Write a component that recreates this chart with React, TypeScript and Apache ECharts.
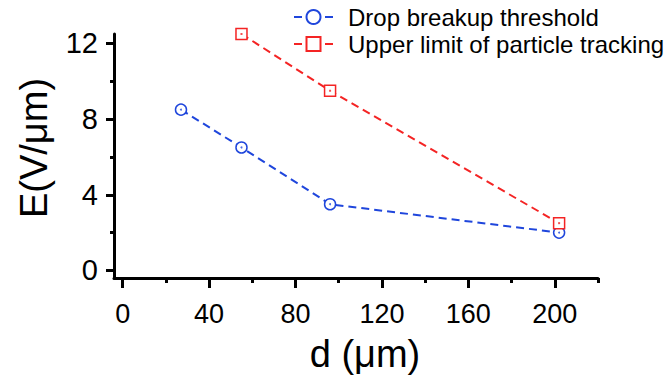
import React, { useEffect, useRef } from 'react';
import * as echarts from 'echarts';

const seriesNames = ['Drop breakup threshold', 'Upper limit of particle tracking'];
const dropD = [27, 55, 96, 202];
const dropE = [8.5, 6.5, 3.5, 2.0];
const upperD = [55, 96, 202];
const upperE = [12.5, 9.5, 2.5];
const xMajorTicks = [0, 40, 80, 120, 160, 200];
const xMinorTicks = [20, 60, 100, 140, 180, 220];
const yMajorTicks = [0, 4, 8, 12];
const yMinorTicks = [2, 6, 10];
const xTitle = 'd (μm)';
const yTitle = 'E(V/μm)';

const BLUE = '#1f46dc';
const RED = '#f42424';
const FONT = '"Liberation Sans", Arial, sans-serif';

export default function App() {
  const ref = useRef<HTMLDivElement>(null);
  useEffect(() => {
    if (!ref.current) return;
    const chart = echarts.init(ref.current, null, { renderer: 'svg' });
    const pairs = (xs: number[], ys: number[]) => xs.map((x, i) => [x, ys[i]]);
    const axisLine = { show: true, onZero: false, lineStyle: { color: '#000', width: 3 } };
    chart.setOption({
      animation: false,
      backgroundColor: '#fff',
      textStyle: { fontFamily: FONT },
      grid: { left: 114, top: 34, width: 484, height: 244, containLabel: false },
      legend: {
        data: seriesNames,
        orient: 'vertical',
        left: 288,
        top: 0,
        itemWidth: 39,
        itemHeight: 17.5,
        itemGap: 3,
        selectedMode: false,
        formatter: (name: string) => `{t|${name}}`,
        textStyle: {
          fontSize: 24, color: '#000', fontFamily: FONT,
          rich: { t: { fontSize: 24, color: '#000', fontFamily: FONT, padding: [0, 0, 0, 10] } },
        },
        lineStyle: { type: [8, 23], width: 2 },
      },
      xAxis: [
        {
          type: 'value', min: -4, max: 220, position: 'bottom',
          axisLine,
          axisTick: { show: true, inside: false, length: 10, lineStyle: { color: '#000', width: 3 }, customValues: xMajorTicks },
          axisLabel: { customValues: xMajorTicks, fontSize: 27, color: '#000', margin: 22, fontFamily: FONT },
          splitLine: { show: false },
          name: xTitle, nameLocation: 'middle', nameGap: 57,
          nameTextStyle: { fontSize: 38, color: '#000', fontFamily: FONT, padding: [0, 0, 0, 18] },
        },
        {
          type: 'value', min: -4, max: 220, position: 'bottom',
          axisLine: { show: false, onZero: false },
          axisTick: { show: true, length: 5, lineStyle: { color: '#000', width: 3 }, customValues: xMinorTicks },
          axisLabel: { show: false },
          splitLine: { show: false },
        },
      ],
      yAxis: [
        {
          type: 'value', min: -0.4, max: 12.5, position: 'left',
          axisLine,
          axisTick: { show: true, inside: false, length: 8, lineStyle: { color: '#000', width: 3 }, customValues: yMajorTicks },
          axisLabel: { customValues: yMajorTicks, fontSize: 29, color: '#000', margin: 16, fontFamily: FONT },
          splitLine: { show: false },
          name: yTitle, nameLocation: 'middle', nameGap: 61, nameRotate: 90,
          nameTextStyle: { fontSize: 38, color: '#000', fontFamily: FONT, padding: [0, 0, 0, 16] },
        },
        {
          type: 'value', min: -0.4, max: 12.5, position: 'left',
          axisLine: { show: false, onZero: false },
          axisTick: { show: true, length: 4, lineStyle: { color: '#000', width: 3 }, customValues: yMinorTicks },
          axisLabel: { show: false },
          splitLine: { show: false },
        },
      ],
      series: [
        {
          name: seriesNames[0], type: 'line', data: pairs(dropD, dropE),
          symbol: 'circle', symbolSize: 11,
          itemStyle: { color: '#fff', borderColor: BLUE, borderWidth: 1.5 },
          lineStyle: { color: BLUE, width: 2, type: [8, 5] },
          z: 3,
        },
        {
          name: seriesNames[1], type: 'line', data: pairs(upperD, upperE),
          symbol: 'rect', symbolSize: 11,
          itemStyle: { color: '#fff', borderColor: RED, borderWidth: 1.5 },
          lineStyle: { color: RED, width: 2, type: [8, 5] },
          z: 3,
        },
        {
          name: 'dropCenters', type: 'scatter', data: pairs(dropD, dropE),
          symbol: 'circle', symbolSize: 2, itemStyle: { color: BLUE }, silent: true, z: 4,
        },
        {
          name: 'upperCenters', type: 'scatter', data: pairs(upperD, upperE),
          symbol: 'rect', symbolSize: 2, itemStyle: { color: RED }, silent: true, z: 4,
        },
      ],
    });
    return () => chart.dispose();
  }, []);
  return <div ref={ref} style={{ position: 'fixed', left: 0, top: 0, width: 670, height: 382 }} />;
}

§ **Short problem**: Make an exact copy of the data, leaving its pictures out.

§ **Problem solution**:
Write a component that recreates this chart with React, TypeScript and Apache ECharts.
import React, { useEffect, useRef } from 'react';
import * as echarts from 'echarts';

const seriesNames = ['Drop breakup threshold', 'Upper limit of particle tracking'];
const dropD = [27, 55, 96, 202];
const dropE = [8.5, 6.5, 3.5, 2.0];
const upperD = [55, 96, 202];
const upperE = [12.5, 9.5, 2.5];
const xMajorTicks = [0, 40, 80, 120, 160, 200];
const xMinorTicks = [20, 60, 100, 140, 180, 220];
const yMajorTicks = [0, 4, 8, 12];
const yMinorTicks = [2, 6, 10];
const xTitle = 'd (μm)';
const yTitle = 'E(V/μm)';

const BLUE = '#1f46dc';
const RED = '#f42424';
const FONT = '"Liberation Sans", Arial, sans-serif';

export default function App() {
  const ref = useRef<HTMLDivElement>(null);
  useEffect(() => {
    if (!ref.current) return;
    const chart = echarts.init(ref.current, null, { renderer: 'svg' });
    const pairs = (xs: number[], ys: number[]) => xs.map((x, i) => [x, ys[i]]);
    const axisLine = { show: true, onZero: false, lineStyle: { color: '#000', width: 3 } };
    chart.setOption({
      animation: false,
      backgroundColor: '#fff',
      textStyle: { fontFamily: FONT },
      grid: { left: 114, top: 34, width: 484, height: 244, containLabel: false },
      legend: {
        data: seriesNames,
        orient: 'vertical',
        left: 288,
        top: 0,
        itemWidth: 39,
        itemHeight: 17.5,
        itemGap: 3,
        selectedMode: false,
        formatter: (name: string) => `{t|${name}}`,
        textStyle: {
          fontSize: 24, color: '#000', fontFamily: FONT,
          rich: { t: { fontSize: 24, color: '#000', fontFamily: FONT, padding: [0, 0, 0, 10] } },
        },
        lineStyle: { type: [8, 23], width: 2 },
      },
      xAxis: [
        {
          type: 'value', min: -4, max: 220, position: 'bottom',
          axisLine,
          axisTick: { show: true, inside: false, length: 10, lineStyle: { color: '#000', width: 3 }, customValues: xMajorTicks },
          axisLabel: { customValues: xMajorTicks, fontSize: 27, color: '#000', margin: 22, fontFamily: FONT },
          splitLine: { show: false },
          name: xTitle, nameLocation: 'middle', nameGap: 57,
          nameTextStyle: { fontSize: 38, color: '#000', fontFamily: FONT, padding: [0, 0, 0, 18] },
        },
        {
          type: 'value', min: -4, max: 220, position: 'bottom',
          axisLine: { show: false, onZero: false },
          axisTick: { show: true, length: 5, lineStyle: { color: '#000', width: 3 }, customValues: xMinorTicks },
          axisLabel: { show: false },
          splitLine: { show: false },
        },
      ],
      yAxis: [
        {
          type: 'value', min: -0.4, max: 12.5, position: 'left',
          axisLine,
          axisTick: { show: true, inside: false, length: 8, lineStyle: { color: '#000', width: 3 }, customValues: yMajorTicks },
          axisLabel: { customValues: yMajorTicks, fontSize: 29, color: '#000', margin: 16, fontFamily: FONT },
          splitLine: { show: false },
          name: yTitle, nameLocation: 'middle', nameGap: 61, nameRotate: 90,
          nameTextStyle: { fontSize: 38, color: '#000', fontFamily: FONT, padding: [0, 0, 0, 16] },
        },
        {
          type: 'value', min: -0.4, max: 12.5, position: 'left',
          axisLine: { show: false, onZero: false },
          axisTick: { show: true, length: 4, lineStyle: { color: '#000', width: 3 }, customValues: yMinorTicks },
          axisLabel: { show: false },
          splitLine: { show: false },
        },
      ],
      series: [
        {
          name: seriesNames[0], type: 'line', data: pairs(dropD, dropE),
          symbol: 'circle', symbolSize: 11,
          itemStyle: { color: '#fff', borderColor: BLUE, borderWidth: 1.5 },
          lineStyle: { color: BLUE, width: 2, type: [8, 5] },
          z: 3,
        },
        {
          name: seriesNames[1], type: 'line', data: pairs(upperD, upperE),
          symbol: 'rect', symbolSize: 11,
          itemStyle: { color: '#fff', borderColor: RED, borderWidth: 1.5 },
          lineStyle: { color: RED, width: 2, type: [8, 5] },
          z: 3,
        },
        {
          name: 'dropCenters', type: 'scatter', data: pairs(dropD, dropE),
          symbol: 'circle', symbolSize: 2, itemStyle: { color: BLUE }, silent: true, z: 4,
        },
        {
          name: 'upperCenters', type: 'scatter', data: pairs(upperD, upperE),
          symbol: 'rect', symbolSize: 2, itemStyle: { color: RED }, silent: true, z: 4,
        },
      ],
    });
    return () => chart.dispose();
  }, []);
  return <div ref={ref} style={{ position: 'fixed', left: 0, top: 0, width: 670, height: 382 }} />;
}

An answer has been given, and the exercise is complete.